A week or so ago, the local food co-op sported some lovely asparagus in their produce section. I've eaten asparagus out-of-season before, so was unfazed by this bunch's origin, California. Also, some asparagus risotto seemed like a good antidote to the winter that would not end.
Sticker shock at the cash register: that little bunch of green cost almost $10!!! I noticed the price when the cashier rang it up and asked her to double-check it. Nope, that was the correct amount for a little over a pound of asparagus. Did I still want it?
If I had noticed the price beforehand, I would have rejected it, but throwing it back now felt too much like a statement ("I'm not paying exorbitant prices for organically grown asparagus!") I took it home, making a mental note not to let it rot in the back of the refrigerator like that last bunch of asparagus I bought.
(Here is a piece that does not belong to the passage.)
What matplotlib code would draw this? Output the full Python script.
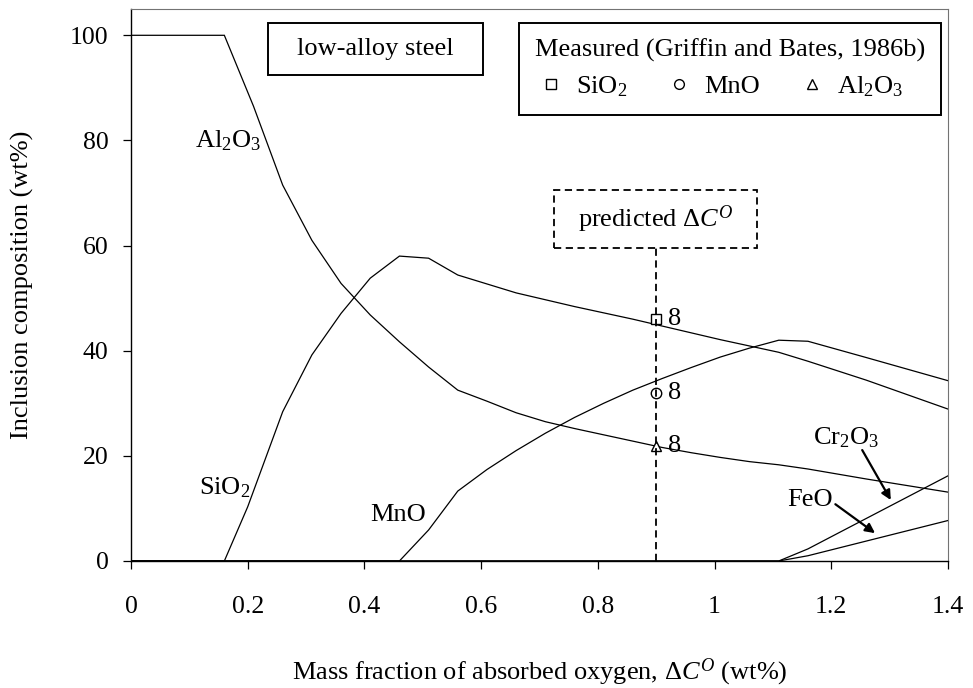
import numpy as np
import matplotlib
matplotlib.use('Agg')
import matplotlib.pyplot as plt
from matplotlib.lines import Line2D
from matplotlib.patches import Rectangle

plt.rcParams['font.family'] = ['Liberation Serif', 'DejaVu Serif']
plt.rcParams['mathtext.fontset'] = 'custom'
plt.rcParams['mathtext.rm'] = 'Liberation Serif'
plt.rcParams['mathtext.it'] = 'Liberation Serif:italic'

# predicted inclusion composition (wt%) vs absorbed oxygen (wt%)
al2o3_x = [0, 0.16, 0.21, 0.26, 0.31, 0.36, 0.41, 0.46, 0.51, 0.56, 0.61, 0.66,
           0.71, 0.76, 0.81, 0.86, 0.91, 0.96, 1.01, 1.06, 1.11, 1.16, 1.26, 1.4]
al2o3_y = [100, 100, 86.5, 71.5, 61.0, 52.8, 46.8, 41.7, 36.9, 32.5, 30.4, 28.2,
           26.5, 25.2, 24.0, 22.8, 21.6, 20.6, 19.7, 18.9, 18.3, 17.5, 15.6, 13.1]

sio2_x = [0, 0.16, 0.2, 0.26, 0.31, 0.36, 0.41, 0.46, 0.51, 0.56, 0.61, 0.66,
          0.71, 0.76, 0.81, 0.86, 0.91, 0.96, 1.01, 1.06, 1.11, 1.16, 1.26, 1.4]
sio2_y = [0, 0, 10.3, 28.4, 39.2, 47.1, 53.8, 58.0, 57.6, 54.4, 52.7, 51.0,
          49.7, 48.4, 47.2, 46.0, 44.7, 43.4, 42.1, 40.9, 39.7, 38.0, 34.4, 28.9]

mno_x = [0, 0.46, 0.51, 0.56, 0.61, 0.66, 0.71, 0.76, 0.81, 0.86, 0.91, 0.96,
         1.01, 1.06, 1.11, 1.16, 1.26, 1.4]
mno_y = [0, 0, 5.9, 13.3, 17.4, 21.0, 24.3, 27.3, 30.0, 32.5, 34.7, 36.8,
         38.8, 40.5, 42.0, 41.8, 38.7, 34.3]

cr2o3_x = [0, 1.11, 1.16, 1.21, 1.4]
cr2o3_y = [0, 0, 2.3, 5.2, 16.2]

feo_x = [0, 1.11, 1.16, 1.4]
feo_y = [0, 0, 1.0, 7.7]

# measured (Griffin and Bates, 1986b)
meas_x = 0.9
meas_sio2 = 46.0
meas_mno = 32.0
meas_al2o3 = 21.9
meas_n = '8'

fs = 19
fs_tick = 18.5
fig = plt.figure(figsize=(9.73, 6.88), dpi=100)
ax = fig.add_axes([0.1346, 0.1846, 0.9743 - 0.1346, 0.9869 - 0.1846])

for xs, ys in [(al2o3_x, al2o3_y), (sio2_x, sio2_y), (mno_x, mno_y),
               (cr2o3_x, cr2o3_y), (feo_x, feo_y)]:
    ax.plot(xs, ys, color='black', lw=0.9, solid_joinstyle='miter')

mk = dict(ls='none', mfc='white', mec='black', mew=1.0, ms=7.5, zorder=3)
ax.plot([meas_x], [meas_sio2], marker='s', **mk)
ax.plot([meas_x], [meas_mno], marker='o', **mk)
ax.plot([meas_x], [meas_al2o3], marker='^', **mk)
for yv in [meas_sio2, meas_mno, meas_al2o3]:
    ax.text(meas_x + 0.02, yv, meas_n, fontsize=fs, va='center', ha='left')

# predicted oxygen pick-up
ax.plot([meas_x, meas_x], [0, 59.5], color='black', lw=1.3, dashes=(4, 2.5), zorder=4)
ax.add_patch(Rectangle((0.725, 59.5), 0.348, 11.0, fill=False, ec='black',
                       lw=1.3, ls=(0, (4, 2.5))))
ax.text(0.899, 65.0, r'predicted $\Delta C^{O}$', fontsize=fs, ha='center', va='center')

ax.add_patch(Rectangle((0.234, 92.4), 0.369, 9.9, fill=False, ec='black', lw=1.4))
ax.text(0.418, 97.3, 'low-alloy steel', fontsize=fs, ha='center', va='center')

# curve labels
ax.text(0.167, 80.0, r'Al$_2$O$_3$', fontsize=fs, ha='center', va='center')
ax.text(0.16, 14.0, r'SiO$_2$', fontsize=fs, ha='center', va='center')
ax.text(0.457, 8.7, 'MnO', fontsize=fs, ha='center', va='center')
ax.text(1.225, 23.4, r'Cr$_2$O$_3$', fontsize=fs, ha='center', va='center')
ax.text(1.163, 11.6, 'FeO', fontsize=fs, ha='center', va='center')
arr = dict(arrowstyle='-|>', color='black', lw=1.6, mutation_scale=14, shrinkA=0, shrinkB=0)
ax.annotate('', xy=(1.302, 11.6), xytext=(1.253, 21.1), arrowprops=arr)
ax.annotate('', xy=(1.275, 5.3), xytext=(1.207, 10.8), arrowprops=arr)

handles = [Line2D([], [], marker=m, ls='none', mfc='white', mec='black', mew=1.0, ms=7)
           for m in ['s', 'o', '^']]
leg = ax.legend(handles, [r'SiO$_2$', 'MnO', r'Al$_2$O$_3$'], ncol=3,
                title='Measured (Griffin and Bates, 1986b)', title_fontsize=fs,
                fontsize=fs, loc='upper right', bbox_to_anchor=(0.9914, 0.9746),
                fancybox=False, framealpha=1, edgecolor='black', borderpad=0.6,
                handletextpad=0.35, columnspacing=1.37, handlelength=1.2,
                labelspacing=0.45, borderaxespad=0, alignment='left')
leg.get_frame().set_linewidth(1.4)

ax.set_xlim(0, 1.4)
ax.set_ylim(0, 105)
ax.set_xticks(np.arange(0, 1.41, 0.2))
ax.set_xticklabels(['0', '0.2', '0.4', '0.6', '0.8', '1', '1.2', '1.4'])
ax.set_yticks(np.arange(0, 101, 20))
ax.tick_params(direction='out', length=6, width=0.9, labelsize=fs_tick)
ax.tick_params(axis='x', pad=19)
ax.tick_params(axis='y', pad=10)
for s in ['top', 'right']:
    ax.spines[s].set_color('0.45')
    ax.spines[s].set_linewidth(0.8)
for s in ['left', 'bottom']:
    ax.spines[s].set_linewidth(1.0)

ax.set_xlabel(r'Mass fraction of absorbed oxygen, $\Delta C^{O}$ (wt%)', fontsize=fs, labelpad=28)
ax.set_ylabel('Inclusion composition (wt%)', fontsize=fs, labelpad=26)

fig.savefig('out.png', dpi=100)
I'm in the midst of reading (well, listening to, on CD) Barbara Kingsolver's Animal, Vegetable, Miracle. She asserts asparagus should be eaten fresh, the same day it's cut, for optimum flavor. I have never had asparagus that fresh, at least not to my knowledge, but this California bunch definitely supported her argument: it was awful!
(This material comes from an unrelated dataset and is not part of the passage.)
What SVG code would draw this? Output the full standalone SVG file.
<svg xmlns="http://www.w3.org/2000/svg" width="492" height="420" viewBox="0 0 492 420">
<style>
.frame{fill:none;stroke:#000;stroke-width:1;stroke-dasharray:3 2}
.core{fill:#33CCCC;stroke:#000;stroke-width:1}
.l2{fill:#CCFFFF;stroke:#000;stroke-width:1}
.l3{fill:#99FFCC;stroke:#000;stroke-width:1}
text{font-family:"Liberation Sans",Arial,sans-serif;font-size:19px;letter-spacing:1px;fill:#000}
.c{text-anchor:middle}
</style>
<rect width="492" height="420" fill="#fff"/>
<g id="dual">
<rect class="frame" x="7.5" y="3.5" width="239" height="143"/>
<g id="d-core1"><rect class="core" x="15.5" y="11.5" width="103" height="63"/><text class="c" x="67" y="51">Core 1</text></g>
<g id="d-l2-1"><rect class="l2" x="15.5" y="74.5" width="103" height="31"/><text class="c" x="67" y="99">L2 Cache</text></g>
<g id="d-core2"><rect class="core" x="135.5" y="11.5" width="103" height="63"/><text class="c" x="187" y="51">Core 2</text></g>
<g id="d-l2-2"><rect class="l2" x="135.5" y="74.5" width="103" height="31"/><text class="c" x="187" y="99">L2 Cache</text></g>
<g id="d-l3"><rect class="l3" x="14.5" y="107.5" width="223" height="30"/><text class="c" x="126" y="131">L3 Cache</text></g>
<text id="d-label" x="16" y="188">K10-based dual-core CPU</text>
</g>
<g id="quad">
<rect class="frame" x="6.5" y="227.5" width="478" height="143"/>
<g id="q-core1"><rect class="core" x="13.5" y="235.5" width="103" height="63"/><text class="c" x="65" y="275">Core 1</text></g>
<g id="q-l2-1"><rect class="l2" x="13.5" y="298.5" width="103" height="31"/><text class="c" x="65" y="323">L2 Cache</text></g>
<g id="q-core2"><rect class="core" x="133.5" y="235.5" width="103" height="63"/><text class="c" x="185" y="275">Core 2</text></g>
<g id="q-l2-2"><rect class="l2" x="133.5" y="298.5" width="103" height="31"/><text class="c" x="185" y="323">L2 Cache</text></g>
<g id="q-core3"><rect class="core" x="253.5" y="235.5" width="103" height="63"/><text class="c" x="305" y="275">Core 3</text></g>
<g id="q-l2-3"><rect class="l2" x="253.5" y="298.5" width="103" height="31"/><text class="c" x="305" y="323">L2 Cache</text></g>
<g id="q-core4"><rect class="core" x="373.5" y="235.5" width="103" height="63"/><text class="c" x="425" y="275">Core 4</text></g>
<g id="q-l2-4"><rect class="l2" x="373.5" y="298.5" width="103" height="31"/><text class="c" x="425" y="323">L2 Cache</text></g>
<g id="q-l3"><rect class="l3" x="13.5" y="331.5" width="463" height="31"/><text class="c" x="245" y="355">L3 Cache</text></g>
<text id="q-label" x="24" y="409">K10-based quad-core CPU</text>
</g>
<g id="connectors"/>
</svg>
When I was married, I grew all our family's vegetables in a huge organic garden, but I never bothered with asparagus because my husband hated it. He could be tricked into eating cauliflower by disguising it under a creamy cheese sauce, but asparagus is difficult to pass off as anything but what it is. But it's just me now, and I love asparagus, so maybe a small bed is in order.
But first. I have decided to go ahead and whack the silver maples in the backyard. This decision was not made without much angst, especially since once they are gone, my personal tree lot will consist of one King Crimson maple (the slowest growing tree in the world) in the front yard. But the removal of those four silvers will not only eliminate the problems they have become, it will totally transform my backyard. No more sunshine constraints!
I have lived here for about 16 years, and year by year, the available light in the backyard has been shrinking. The shade has been lovely for the Florida room and deck, but not so lovely for the grass that won't grow or the flowers that won't bloom or the vegetables that won't thrive. I will plant replacement trees, more appropriate ones in better locations, but I am also going to take advantage of that abundant sunshine.
And one way to do that would be to plant me an asparagus patch.